WHAT YOU ARE ASKED TO DO
Quote from the first line below through the line that contains "ax.text(f, d +", both included, and leave the pictures out.

DATA EXCERPT

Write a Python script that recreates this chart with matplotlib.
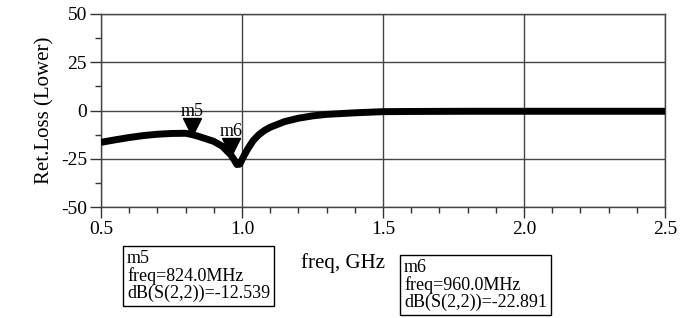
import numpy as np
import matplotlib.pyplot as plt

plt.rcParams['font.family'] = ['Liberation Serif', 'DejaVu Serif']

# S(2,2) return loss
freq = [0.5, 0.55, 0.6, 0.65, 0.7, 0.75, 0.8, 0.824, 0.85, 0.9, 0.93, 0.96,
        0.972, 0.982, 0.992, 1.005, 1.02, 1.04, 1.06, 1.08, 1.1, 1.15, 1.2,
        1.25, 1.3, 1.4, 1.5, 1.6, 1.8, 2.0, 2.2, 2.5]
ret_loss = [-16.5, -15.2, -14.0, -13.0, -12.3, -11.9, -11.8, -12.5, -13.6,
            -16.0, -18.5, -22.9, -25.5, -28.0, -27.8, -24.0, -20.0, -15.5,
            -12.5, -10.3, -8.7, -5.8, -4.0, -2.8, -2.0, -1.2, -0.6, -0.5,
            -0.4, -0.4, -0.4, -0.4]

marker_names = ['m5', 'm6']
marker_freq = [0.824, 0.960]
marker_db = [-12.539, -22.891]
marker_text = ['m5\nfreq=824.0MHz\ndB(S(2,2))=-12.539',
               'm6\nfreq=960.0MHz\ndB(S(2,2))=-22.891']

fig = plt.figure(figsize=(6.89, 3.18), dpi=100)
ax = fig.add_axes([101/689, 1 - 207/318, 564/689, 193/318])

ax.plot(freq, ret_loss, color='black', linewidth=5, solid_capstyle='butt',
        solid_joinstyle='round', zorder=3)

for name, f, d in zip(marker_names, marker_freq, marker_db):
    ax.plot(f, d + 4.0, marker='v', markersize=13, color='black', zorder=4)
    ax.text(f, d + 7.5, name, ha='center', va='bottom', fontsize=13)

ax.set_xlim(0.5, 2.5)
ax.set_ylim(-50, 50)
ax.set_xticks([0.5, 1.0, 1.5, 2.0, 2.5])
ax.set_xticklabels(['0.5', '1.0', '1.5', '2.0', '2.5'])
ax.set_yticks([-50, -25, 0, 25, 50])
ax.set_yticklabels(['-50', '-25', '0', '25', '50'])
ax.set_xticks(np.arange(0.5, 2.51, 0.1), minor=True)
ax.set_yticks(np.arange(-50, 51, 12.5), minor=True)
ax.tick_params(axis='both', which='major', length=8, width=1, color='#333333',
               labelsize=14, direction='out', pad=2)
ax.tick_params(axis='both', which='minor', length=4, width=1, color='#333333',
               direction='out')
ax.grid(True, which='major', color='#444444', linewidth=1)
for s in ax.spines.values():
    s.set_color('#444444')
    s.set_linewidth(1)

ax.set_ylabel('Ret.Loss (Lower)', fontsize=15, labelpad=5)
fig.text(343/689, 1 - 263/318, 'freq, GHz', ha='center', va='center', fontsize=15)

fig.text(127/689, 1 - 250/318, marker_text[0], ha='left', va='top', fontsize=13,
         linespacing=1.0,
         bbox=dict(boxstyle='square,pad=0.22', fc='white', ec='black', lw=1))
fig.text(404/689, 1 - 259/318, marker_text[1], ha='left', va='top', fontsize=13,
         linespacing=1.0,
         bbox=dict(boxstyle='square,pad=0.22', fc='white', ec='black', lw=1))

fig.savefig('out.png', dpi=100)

PROBLEM SOLUTION
Write a Python script that recreates this chart with matplotlib.
import numpy as np
import matplotlib.pyplot as plt

plt.rcParams['font.family'] = ['Liberation Serif', 'DejaVu Serif']

# S(2,2) return loss
freq = [0.5, 0.55, 0.6, 0.65, 0.7, 0.75, 0.8, 0.824, 0.85, 0.9, 0.93, 0.96,
        0.972, 0.982, 0.992, 1.005, 1.02, 1.04, 1.06, 1.08, 1.1, 1.15, 1.2,
        1.25, 1.3, 1.4, 1.5, 1.6, 1.8, 2.0, 2.2, 2.5]
ret_loss = [-16.5, -15.2, -14.0, -13.0, -12.3, -11.9, -11.8, -12.5, -13.6,
            -16.0, -18.5, -22.9, -25.5, -28.0, -27.8, -24.0, -20.0, -15.5,
            -12.5, -10.3, -8.7, -5.8, -4.0, -2.8, -2.0, -1.2, -0.6, -0.5,
            -0.4, -0.4, -0.4, -0.4]

marker_names = ['m5', 'm6']
marker_freq = [0.824, 0.960]
marker_db = [-12.539, -22.891]
marker_text = ['m5\nfreq=824.0MHz\ndB(S(2,2))=-12.539',
               'm6\nfreq=960.0MHz\ndB(S(2,2))=-22.891']

fig = plt.figure(figsize=(6.89, 3.18), dpi=100)
ax = fig.add_axes([101/689, 1 - 207/318, 564/689, 193/318])

ax.plot(freq, ret_loss, color='black', linewidth=5, solid_capstyle='butt',
        solid_joinstyle='round', zorder=3)

for name, f, d in zip(marker_names, marker_freq, marker_db):
    ax.plot(f, d + 4.0, marker='v', markersize=13, color='black', zorder=4)
    ax.text(f, d + 7.5, name, ha='center', va='bottom', fontsize=13)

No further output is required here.